そして、その「仁」の徳を修め、家庭を「仁」の心で満たして治め、そして、為政者は「仁」の心で国を治める。
これが儒学の理想の世界である。

明治維新以後自由主義思想、サヨク思想に押されて儒学は廃れ、今や学校では論語の一部を教えられるぐらいである。
しかし、「仁」の思想が日本人の中には残っている。
一方の儒学の出身地支那では、「仁」の思想が残っているとは思えない。
弱肉強食、優しい人から食い物にされそう。
「仁」の心では生きていけない。

なぜ、日本では「仁」の心が残り、支那では廃れているのか、それが疑問だった。

それが、実家の厨子の中のご本尊の鏡を見た時にわかった。

三種の神器の一つも鏡である。

天照大神が「この鏡にうつるあなたを私だと思いなさい」と瓊瓊杵尊(ににぎのみこと)に渡した鏡である。

人は鏡がなければ自分の顔を知ることができない。
日本人にとって、「仁」の心は儒学が入る前からあり、しかし当たり前のように持っているので、自覚出来ない。
「災害時になぜ略奪しないのか」と訊かれても、わからないのと同じである。
儒学が入ってきて「儒学」という鏡があって初めて、日本人は自分の心の中の「仁」があることを気付けたのである。
だから、私もそうだが論語を読んで全てを受け入れている訳ではない。
「この部分は確かにそうだ。納得できる。

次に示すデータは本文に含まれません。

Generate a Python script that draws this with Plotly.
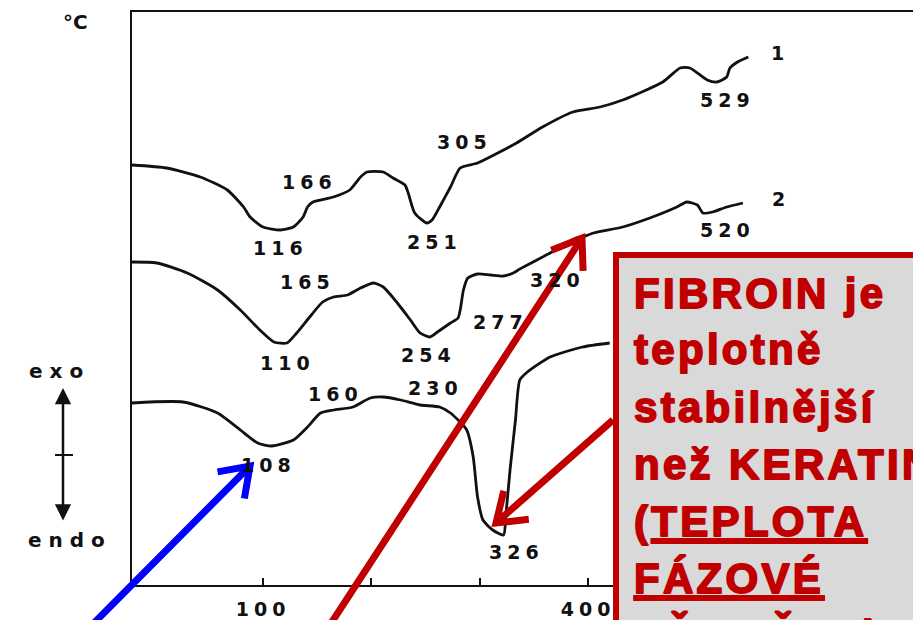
import math
import plotly.graph_objects as go

# ---- DTA curves: temperature (°C) vs. differential signal (arbitrary units, offset curves) ----
temp_1 = [-21, 11, 42, 67, 82, 88, 100, 116, 128, 137, 141, 146, 165, 180, 190, 196, 211, 220,
          231, 234, 240, 251, 256, 263, 273, 282, 298, 334, 358, 386, 411, 432, 469, 485, 494,
          510, 519, 528, 531, 538, 548]
dta_1 = [420, 417, 408, 395, 378, 368, 358, 355, 358, 368, 378, 383, 388, 395, 408, 413, 413, 407,
         400, 392, 372, 362, 365, 378, 398, 417, 422, 442, 458, 473, 478, 485, 503, 517, 517,
         505, 503, 508, 517, 523, 528]

temp_2 = [-21, 2, 30, 58, 79, 97, 110, 122, 131, 143, 155, 165, 178, 190, 202, 211, 224, 236,
          245, 254, 261, 273, 280, 282, 285, 289, 298, 310, 322, 331, 337, 365, 389, 395, 405,
          432, 457, 482, 491, 501, 506, 515, 528, 543]
dta_2 = [323, 322, 312, 295, 275, 255, 243, 242, 252, 268, 283, 288, 290, 297, 302, 298, 282, 265,
         252, 248, 253, 262, 267, 275, 295, 307, 311, 310, 309, 312, 316, 332, 347, 348, 352,
         358, 367, 378, 383, 380, 372, 373, 378, 382]

temp_3 = [-21, 26, 58, 79, 95, 108, 128, 141, 153, 165, 183, 199, 211, 227, 245, 263, 273, 288,
          294, 298, 303, 312, 322, 324, 328, 333, 337, 344, 365, 395, 420]
dta_3 = [182, 183, 172, 155, 142, 139, 145, 158, 172, 175, 178, 187, 188, 185, 180, 178, 172, 155,
         128, 88, 65, 55, 50, 68, 115, 165, 205, 213, 228, 238, 242]

# peak temperatures written next to each curve, and the curve numbers
labels_1 = ["166", "116", "251", "305", "529", "1"]
labels_2 = ["165", "110", "254", "277", "320", "520", "2"]
labels_3 = ["160", "230", "108", "326"]

tick_values = [100, 200, 300, 400, 500, 600, 700]
tick_labels = ["100", "", "", "400", "", "", "700"]

note_lines = ["FIBROIN je", "teplotně", "stabilnější", "než KERATIN",
              "(<u>TEPLOTA</u>", "<u>FÁZOVÉ</u>", "<u>PŘEMĚNY</u>)"]

# ---- layout geometry ----
FIG_W, FIG_H = 913, 620
L, TOP, W, H = 132, 12, 781, 573
X_RANGE = [-21, 700]
Y_RANGE = [0, 573]
INK = "#111111"
RED = "#c00000"
BLUE = "#0000ff"
NUM_FONT = dict(family="DejaVu Sans", size=19, color=INK, weight="bold")
NOTE_FONT = dict(family="Liberation Sans, Arial", size=42, color=RED, weight="bold")


def spaced(txt, gap=5):
    return f'<span style="letter-spacing:{gap}px">{txt}</span>'


def heavy(txt):
    return (f'<span style="letter-spacing:3.3px;stroke:{RED};stroke-width:1.8px;'
            f'stroke-linejoin:round">{txt}</span>')


def paper(px, py):
    return (px - L) / W, (TOP + H - py) / H


def arrow_path(tail, tip, head=33, spread=35):
    ux, uy = tail[0] - tip[0], tail[1] - tip[1]
    n = math.hypot(ux, uy)
    ux, uy = ux / n, uy / n
    a = math.radians(spread)
    arms = []
    for s in (1, -1):
        c, sn = math.cos(a), math.sin(s * a)
        arms.append((tip[0] + head * (ux * c - uy * sn), tip[1] + head * (ux * sn + uy * c)))
    pts = [tail, tip, arms[0], tip, arms[1]]
    p = [paper(*q) for q in pts]
    return (f"M {p[0][0]},{p[0][1]} L {p[1][0]},{p[1][1]} "
            f"M {p[2][0]},{p[2][1]} L {p[3][0]},{p[3][1]} L {p[4][0]},{p[4][1]}")


fig = go.Figure()
for t, d in ((temp_1, dta_1), (temp_2, dta_2), (temp_3, dta_3)):
    fig.add_trace(go.Scatter(x=t, y=d, mode="lines",
                             line=dict(color=INK, width=2.8, shape="spline", smoothing=0.6),
                             hoverinfo="skip", showlegend=False))

# label anchors (temperature, signal)
label_pos_1 = [(141, 403), (114, 337), (256, 343), (284, 443), (527, 485), (575, 532)]
label_pos_2 = [(139, 303), (121, 222), (251, 230), (317, 263), (370, 305), (527, 355), (576, 386)]
label_pos_3 = [(165, 191), (257, 197), (103, 120), (332, 33)]

annotations = []
for texts, poss in ((labels_1, label_pos_1), (labels_2, label_pos_2), (labels_3, label_pos_3)):
    for txt, (x, y) in zip(texts, poss):
        annotations.append(dict(x=x, y=y, xref="x", yref="y", text=spaced(txt), showarrow=False,
                                font=NUM_FONT, xanchor="center", yanchor="middle", xshift=2))

# side legend: °C, exo / endo with a double arrow
annotations.append(dict(x=paper(75, 22)[0], y=paper(75, 22)[1], xref="paper", yref="paper",
                        text="°C", showarrow=False,
                        font=dict(family="DejaVu Sans", size=20, color=INK, weight="bold"),
                        xanchor="center", yanchor="middle"))
for txt, (px, py) in (("exo", (56, 371)), ("endo", (67, 540))):
    annotations.append(dict(x=paper(px, py)[0], y=paper(px, py)[1], xref="paper", yref="paper",
                            text=spaced(txt, 7), showarrow=False,
                            font=dict(family="DejaVu Sans", size=20, color=INK, weight="bold"),
                            xanchor="center", yanchor="middle", xshift=3))
annotations.append(dict(x=paper(63, 388)[0], y=paper(63, 388)[1], xref="paper", yref="paper",
                        text="", showarrow=True, ax=0, ay=134, arrowside="end+start",
                        arrowhead=2, arrowsize=1.3, arrowwidth=2.5, arrowcolor=INK, standoff=0,
                        startstandoff=0))

# text in the note box
for i, line in enumerate(note_lines):
    base = 308 + 57 * i
    annotations.append(dict(x=paper(632, 0)[0], y=paper(0, base - 15)[1], xref="paper", yref="paper",
                            text=heavy(line), showarrow=False, xanchor="left",
                            yanchor="middle", font=NOTE_FONT))

bx0, by0 = paper(616, 255)
bx1, by1 = paper(980, 680)
shapes = [
    dict(type="rect", xref="paper", yref="paper", x0=bx0, y0=by0, x1=bx1, y1=by1,
         line=dict(color=RED, width=6), fillcolor="#d9d9d9", layer="above"),
    dict(type="line", xref="paper", yref="paper", x0=paper(55, 455)[0], x1=paper(73, 455)[0],
         y0=paper(55, 455)[1], y1=paper(73, 455)[1], line=dict(color=INK, width=2)),
    dict(type="path", xref="paper", yref="paper", path=arrow_path((613, 420), (496, 523)),
         line=dict(color=RED, width=7), layer="above"),
    dict(type="path", xref="paper", yref="paper", path=arrow_path((328, 628), (582, 238)),
         line=dict(color=RED, width=7), layer="above"),
    dict(type="path", xref="paper", yref="paper", path=arrow_path((92, 625), (250, 466)),
         line=dict(color=BLUE, width=7), layer="above"),
]

fig.update_layout(
    width=FIG_W, height=FIG_H,
    margin=dict(l=L, r=FIG_W - L - W, t=TOP, b=FIG_H - TOP - H),
    paper_bgcolor="white", plot_bgcolor="white",
    xaxis=dict(range=X_RANGE, showgrid=False, zeroline=False, showline=True, linecolor=INK,
               linewidth=2, mirror=True, ticks="inside", ticklen=7, tickwidth=2, tickcolor=INK,
               tickvals=tick_values, ticktext=[spaced(t) for t in tick_labels],
               tickfont=NUM_FONT, ticklabelstandoff=6, fixedrange=True),
    yaxis=dict(range=Y_RANGE, showgrid=False, zeroline=False, showline=True, linecolor=INK,
               linewidth=2, showticklabels=False, ticks="", fixedrange=True),
    annotations=annotations,
    shapes=shapes,
)

fig.write_html("out.html")
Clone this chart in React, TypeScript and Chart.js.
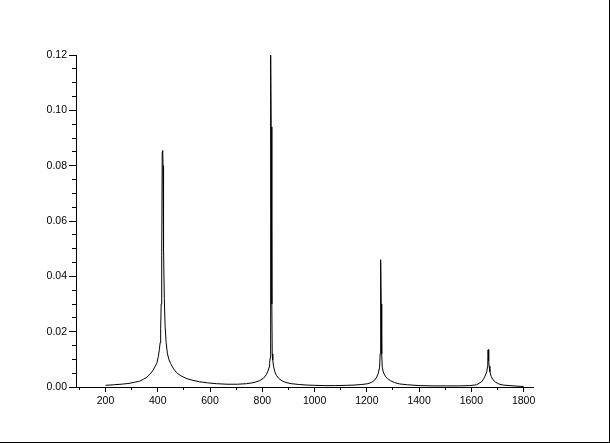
import React, { useEffect, useRef } from "react";
import { Chart, registerables } from "chart.js";

Chart.register(...registerables);

// Frequency (x) and amplitude (y)
const freqs = [
  200, 230, 260, 290, 310, 330, 345, 359, 370, 380, 390, 397, 402, 406, 409, 411, 413,
  414, 416, 417, 419, 420, 422, 425, 428, 432, 437, 443, 449, 460, 472, 486,
  500, 515, 535, 560, 590, 625, 665, 705, 740, 768, 790, 805, 815, 822, 826, 828, 830,
  831, 833, 834, 836, 837, 838, 840, 843, 848, 854, 863, 876, 891, 911, 941, 971, 1001,
  1041, 1081, 1121, 1151, 1181, 1204, 1219, 1230, 1238, 1244, 1249, 1251, 1252, 1253,
  1254, 1255, 1257, 1259, 1262, 1266, 1272, 1280, 1292, 1306, 1326, 1356, 1404, 1454,
  1504, 1554, 1594, 1620, 1638, 1645, 1652, 1659, 1662, 1663, 1664, 1666, 1667, 1668,
  1671, 1676, 1683, 1692, 1705, 1722, 1748, 1775, 1800,
];
const amps = [
  0.0006, 0.0008, 0.001, 0.0013, 0.0017, 0.0021, 0.0028, 0.0036, 0.0046, 0.0058, 0.0074,
  0.0088, 0.011, 0.0135, 0.016, 0.021, 0.03,
  0.047, 0.0475, 0.085, 0.0855, 0.08, 0.05, 0.032, 0.022, 0.016, 0.012, 0.0098, 0.0085,
  0.0066, 0.0052, 0.0042,
  0.0035, 0.0029, 0.0024, 0.0019, 0.0015, 0.0012, 0.001, 0.001, 0.0012, 0.0016, 0.0023,
  0.0032, 0.0044, 0.0058, 0.0072, 0.0085, 0.0105,
  0.063, 0.12, 0.094, 0.094, 0.03, 0.012, 0.0098, 0.0075, 0.0055, 0.0042, 0.0031, 0.0022,
  0.0016, 0.0012, 0.0009, 0.0007, 0.0006,
  0.0005, 0.0005, 0.0006, 0.0007, 0.0009, 0.0012, 0.0017, 0.0025, 0.0036, 0.005, 0.0072,
  0.012, 0.03, 0.046,
  0.046, 0.03, 0.012, 0.0072, 0.0058, 0.0047, 0.0037, 0.003, 0.0022, 0.0016, 0.0011,
  0.0008, 0.0005, 0.0004,
  0.0004, 0.0004, 0.0005, 0.0008, 0.0018, 0.0026, 0.0038, 0.0055, 0.0075, 0.0095, 0.0134,
  0.0136, 0.0095, 0.0075,
  0.0055, 0.0038, 0.0026, 0.0018, 0.0011, 0.0007, 0.0005, 0.0003, 0.0002,
];

const xMajorTicks = [200, 400, 600, 800, 1000, 1200, 1400, 1600, 1800];
const xMinorTicks = [100, 300, 500, 700, 900, 1100, 1300, 1500, 1700];
const yMajorTicks = [0, 0.02, 0.04, 0.06, 0.08, 0.1, 0.12];
const yMinorTicks = [
  0.005, 0.01, 0.015, 0.025, 0.03, 0.035, 0.045, 0.05, 0.055, 0.065, 0.07, 0.075, 0.085,
  0.09, 0.095, 0.105, 0.11, 0.115,
];

const minorTicksPlugin = {
  id: "minorTicks",
  afterDraw(chart: any) {
    const ctx = chart.ctx;
    const xs = chart.scales.x;
    const ys = chart.scales.y;
    ctx.save();
    ctx.strokeStyle = "#000";
    ctx.lineWidth = 1;
    ctx.beginPath();
    for (const v of xMinorTicks) {
      if (v < xs.min || v > xs.max) continue;
      const p = Math.round(xs.getPixelForValue(v) - 0.5) + 0.5;
      ctx.moveTo(p, ys.bottom);
      ctx.lineTo(p, ys.bottom + 3);
    }
    for (const v of yMinorTicks) {
      const p = Math.round(ys.getPixelForValue(v) - 0.5) + 0.5;
      ctx.moveTo(xs.left - 4, p);
      ctx.lineTo(xs.left, p);
    }
    ctx.stroke();
    ctx.restore();
  },
};

export default function App() {
  const ref = useRef<HTMLCanvasElement>(null);
  useEffect(() => {
    if (!ref.current) return;
    const font = { family: "'Liberation Sans', Arial, sans-serif", size: 10.5 };
    const chart = new Chart(ref.current, {
      type: "line",
      data: {
        datasets: [
          {
            data: freqs.map((f, i) => ({ x: f, y: amps[i] })),
            borderColor: "#000",
            borderWidth: 1,
            pointRadius: 0,
            tension: 0,
            fill: false,
          },
        ],
      },
      options: {
        animation: false,
        responsive: false,
        events: [],
        layout: { padding: { top: 55, right: 76, left: 0, bottom: 0 } },
        plugins: { legend: { display: false }, tooltip: { enabled: false } },
        scales: {
          x: {
            type: "linear",
            min: 87,
            max: 1836,
            afterFit: (s: any) => {
              s.height = 55;
            },
            afterBuildTicks: (s: any) => {
              s.ticks = xMajorTicks.map((v) => ({ value: v }));
            },
            ticks: {
              color: "#000",
              font,
              padding: 3,
              maxRotation: 0,
              autoSkip: false,
              callback: (v: any) => String(v),
            },
            grid: {
              drawOnChartArea: false,
              drawTicks: true,
              tickLength: 5,
              color: "#000",
              tickColor: "#000",
            },
            border: { display: true, color: "#000", width: 1 },
          },
          y: {
            type: "linear",
            min: 0,
            max: 0.12,
            afterFit: (s: any) => {
              s.width = 76;
            },
            afterBuildTicks: (s: any) => {
              s.ticks = yMajorTicks.map((v) => ({ value: v }));
            },
            ticks: {
              color: "#000",
              font,
              padding: 2,
              autoSkip: false,
              callback: (v: any) => Number(v).toFixed(2),
            },
            grid: {
              drawOnChartArea: false,
              drawTicks: true,
              tickLength: 7,
              color: "#000",
              tickColor: "#000",
            },
            border: { display: true, color: "#000", width: 1 },
          },
        },
      },
      plugins: [minorTicksPlugin],
    });
    return () => chart.destroy();
  }, []);
  return (
    <div
      style={{
        position: "absolute",
        left: 0,
        top: 0,
        width: 609,
        height: 442,
        borderRight: "1px solid #000",
        borderBottom: "1px solid #000",
        background: "#fff",
      }}
    >
      <canvas ref={ref} width={609} height={442} style={{ display: "block" }} />
    </div>
  );
}
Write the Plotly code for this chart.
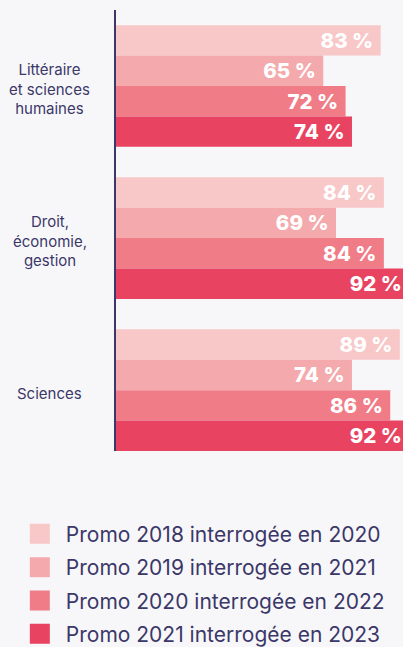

」というところだけ、取り入れている。
儒学は所詮鏡なので「仁」の心を学ぶ良い教材ではあるが、鵜呑みにする教典ではないのである。

では、なぜ支那には儒学が生まれたのか。
孔子、孟子の頃は諸子百家の時代であり、支那では様々な思想が存在していたうちの儒学は一つに過ぎない。
孔子や孟子は自分以外の思想が近くに存在していたので、自分の思想を明らかにすることができたのである。
周りの人と自分の思想が同じだと自分の思想が理解しにくいが、周りの人と自分の思想が違えば、自分の思想がどのようなものか気付きやすくなるのである。

だから、孔子や孟子は日本に生まれず、支那に生まれたのである。

しかし、今日本では虐待や家庭内暴力、ストーカー、学級崩壊などが起こり、「仁」の心が少し廃れかかっていることがわかる。
だからこそ、今私は日本人の「仁」の心に気付けたのだと思う。

私の人生のテーマは日本人に「仁」の心を取り戻させ、その心を世界に普及させることである。